Postpartum depression is actually a more serious and persistent disorder. Textbooks characterized it by symptoms such as despondency, inability to cope, over-concern for the baby's health, loss of memory, and thoughts of suicide. (Killing your baby is not listed as a symptom or outcome of the depression.) Because it is under-researched, hard data on the frequency of postpartum depression is difficult to come by. Two recent studies (Righetti-Veltema 1998 and Whitton 1996) estimate the rate to be about 10 to 15 percent for first time mothers.

These figures are disturbingly high. And they explain the flood of email I received from depressed mothers in response to an earlier column I wrote about Yates. Over and over, they said the same thing. The increasing tendency to lump postpartum depression in with infanticide made them afraid to tell anyone about their depression. They didn't want to be viewed as threats to their children, they worried about being committed. Because postpartum depression had been demonized, they were less likely to risk being stigmatized by seeking help.

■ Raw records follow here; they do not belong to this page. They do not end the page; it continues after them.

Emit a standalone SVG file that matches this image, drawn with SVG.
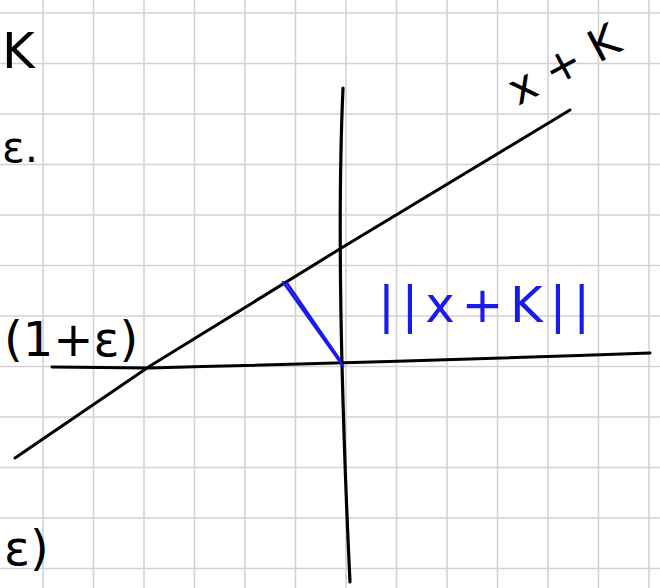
<svg xmlns="http://www.w3.org/2000/svg" width="660" height="588" viewBox="0 0 660 588">
<style>
.grid line{stroke:#d2d2d6;stroke-width:1.6}
.ink{fill:none;stroke:#000;stroke-width:3;stroke-linecap:round;stroke-linejoin:round}
.blue{fill:none;stroke:#1a1aee;stroke-width:2.6;stroke-linecap:round}
.t{font-family:"DejaVu Sans",sans-serif;fill:#000}
.tb{font-family:"DejaVu Sans",sans-serif;fill:#1a1aee}
</style>
<rect width="660" height="588" fill="#fff"/>
<g class="grid" id="grid">
<line x1="43" y1="0" x2="43" y2="588"/><line x1="93.5" y1="0" x2="93.5" y2="588"/><line x1="144" y1="0" x2="144" y2="588"/><line x1="194.5" y1="0" x2="194.5" y2="588"/><line x1="245" y1="0" x2="245" y2="588"/><line x1="295.5" y1="0" x2="295.5" y2="588"/><line x1="346" y1="0" x2="346" y2="588"/><line x1="396.5" y1="0" x2="396.5" y2="588"/><line x1="447" y1="0" x2="447" y2="588"/><line x1="497.5" y1="0" x2="497.5" y2="588"/><line x1="548" y1="0" x2="548" y2="588"/><line x1="598.5" y1="0" x2="598.5" y2="588"/><line x1="649" y1="0" x2="649" y2="588"/>
<line x1="0" y1="13" x2="660" y2="13"/><line x1="0" y1="63.5" x2="660" y2="63.5"/><line x1="0" y1="114" x2="660" y2="114"/><line x1="0" y1="164.5" x2="660" y2="164.5"/><line x1="0" y1="215" x2="660" y2="215"/><line x1="0" y1="265.5" x2="660" y2="265.5"/><line x1="0" y1="316" x2="660" y2="316"/><line x1="0" y1="366.5" x2="660" y2="366.5"/><line x1="0" y1="417" x2="660" y2="417"/><line x1="0" y1="467.5" x2="660" y2="467.5"/><line x1="0" y1="518" x2="660" y2="518"/><line x1="0" y1="568.5" x2="660" y2="568.5"/>
</g>
<g id="connectors">
<path class="ink" d="M343,88 Q338,200 342,365 Q345,480 350,582" style="stroke-width:3.2"/>
<path class="ink" d="M52,367 L150,368 Q400,362 650,353"/>
<path class="ink" d="M15,458 L150,366 L343,247 L570,110"/>
<path class="blue" d="M283,282 L343,366"/>
<path class="blue" d="M287,283 L340,360"/>
</g>
<g id="labels">
<text class="t" x="2" y="68" font-size="50">K</text>
<text class="t" x="2" y="162" font-size="42">ε.</text>
<text class="t" x="4" y="356" font-size="48">(1+ε)</text>
<text class="t" x="4" y="565" font-size="48">ε)</text>
<text class="t" x="0" y="0" font-size="44" transform="translate(518,106) rotate(-28)">x + K</text>
<text class="tb" x="378" y="322" font-size="50" textLength="212" lengthAdjust="spacing">||x+K||</text>
</g>
</svg>
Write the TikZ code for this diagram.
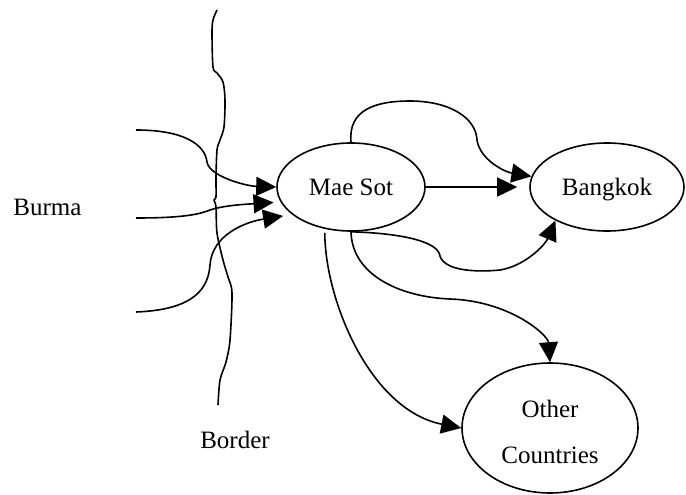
\documentclass[tikz,border=0pt]{standalone}
\usepackage{fontspec}
\setmainfont{Liberation Serif}
\usetikzlibrary{arrows.meta,shapes.geometric}
\begin{document}
\begin{tikzpicture}[x=1pt,y=-1pt,
  every node/.style={font=\fontsize{25}{46}\selectfont, inner sep=0pt},
  place/.style={draw, ellipse, line width=1.6pt, text depth=0pt},
  lbl/.style={anchor=base},
  flow/.style={line width=1.6pt, -{Triangle[length=20pt,width=19pt]}},
  borderline/.style={line width=1.6pt}
]
\useasboundingbox (0,0) rectangle (686,495);
% places
\node[place, minimum width=148pt, minimum height=88pt] (mae) at (351,187) {Mae Sot};
\node[place, minimum width=154pt, minimum height=88pt] (bkk) at (607,187) {Bangkok};
\node[place, minimum width=176pt, minimum height=130pt, align=center, text height=70pt] (oth) at (550,428) {Other\\Countries};
% labels
\node[lbl] (burma) at (47.5,215) {Burma};
\node[lbl] (border) at (235,448) {Border};
% free ends of incoming flows
\coordinate (b1) at (136,130);
\coordinate (b2) at (136,218);
\coordinate (b3) at (136,312);
% border line
\draw[borderline] plot[smooth, tension=0.5] coordinates {
  (217,10) (213,20) (212,33) (213,67) (217,73) (223,82) (225,100) (224,127)
  (220,140) (217,150) (216,177) (216,197) (214,200) (216,207) (217,233)
  (223,260) (228,277) (232,293) (230,340) (226,362) (220,380) (218,405)};
% incoming flows from Burma
\draw[flow] (b1) .. controls (185,130) and (205,145) .. (207,162)
  .. controls (209,176) and (245,186) .. (mae.west);
\draw[flow, shorten >=7pt] (b2) .. controls (185,218) and (200,214) .. (210,210)
  .. controls (225,205) and (250,204) .. (mae.192.6);
\draw[flow, shorten >=9pt] (b3) .. controls (185,310) and (208,295) .. (210,265)
  .. controls (212,235) and (245,222) .. (mae.205.2);
% Mae Sot to Bangkok
\draw[flow, shorten >=12pt] (mae.east) -- (bkk.west);
\draw[flow] (mae.north) .. controls (348,110) and (375,101) .. (410,101)
  .. controls (450,101) and (476,118) .. (477,140)
  .. controls (480,160) and (505,172) .. (bkk.172);
\draw[flow] (mae.south) .. controls (395,233) and (438,240) .. (440,256)
  .. controls (445,272) and (480,272) .. (500,270)
  .. controls (525,266) and (545,245) .. (bkk.213);
% Mae Sot to Other Countries
\draw[flow] (mae.south) .. controls (352,275) and (400,297) .. (450,299)
  .. controls (510,301) and (548,335) .. (oth.north);
\draw[flow, shorten <=4pt] (mae.238) .. controls (325,300) and (370,410) .. (oth.west);
\end{tikzpicture}
\end{document}
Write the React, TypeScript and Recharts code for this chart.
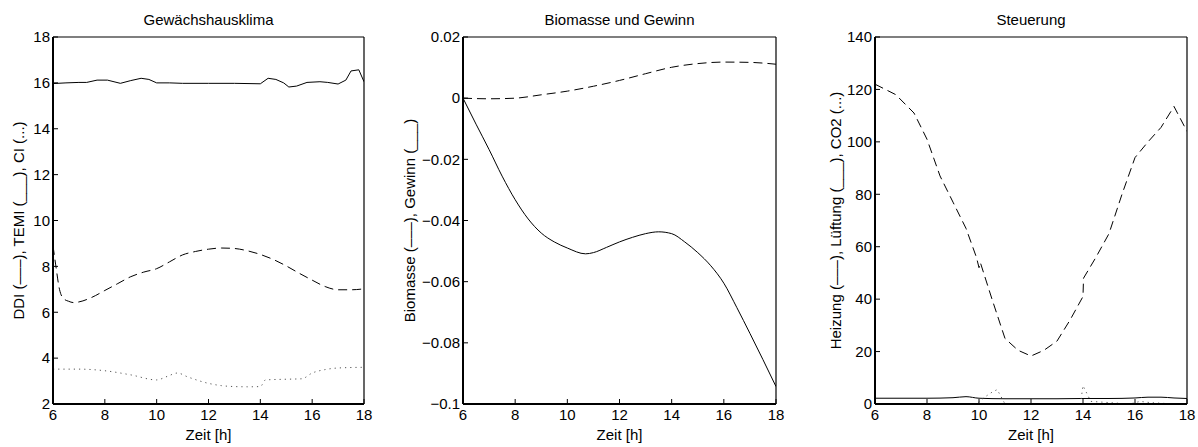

NOW should be discussing postpartum psychosis -- a comparatively rare and much more serious disorder -- that includes psychotic reactions such as hallucinations and delusions. The statistic generally quoted for the frequency of postpartum psychosis is 1 per 1000 births or .1 percent. If accurate, this means that 99.9 percent of new mothers do not experience a mental breakdown in which reality dissolves. In which mothers obey delusions that command them to kill their children.

NOW's "defense" of non-working women who suffer from postpartum depression is actually a demonization of them. NOW loudly celebrates "Take Your Daughter to Work Day" but it pathologizes the choice to remain at home with her.

Among the headline-grabbing measures HANOW is considering in support of Yates are: a candlelight vigil the night before the competency hearing; a Court watch; becoming "Friends of the Court...in conjunction with the desires of the defense team"; a march; and, a media watch of how the case is portrayed so that no "exploitation" occurs.

If HANOW wishes to expose exploitation, it should look in the mirror. Of course, it will not. If I so glibly excused the murder of children, I wouldn't be able to stand my own reflection either.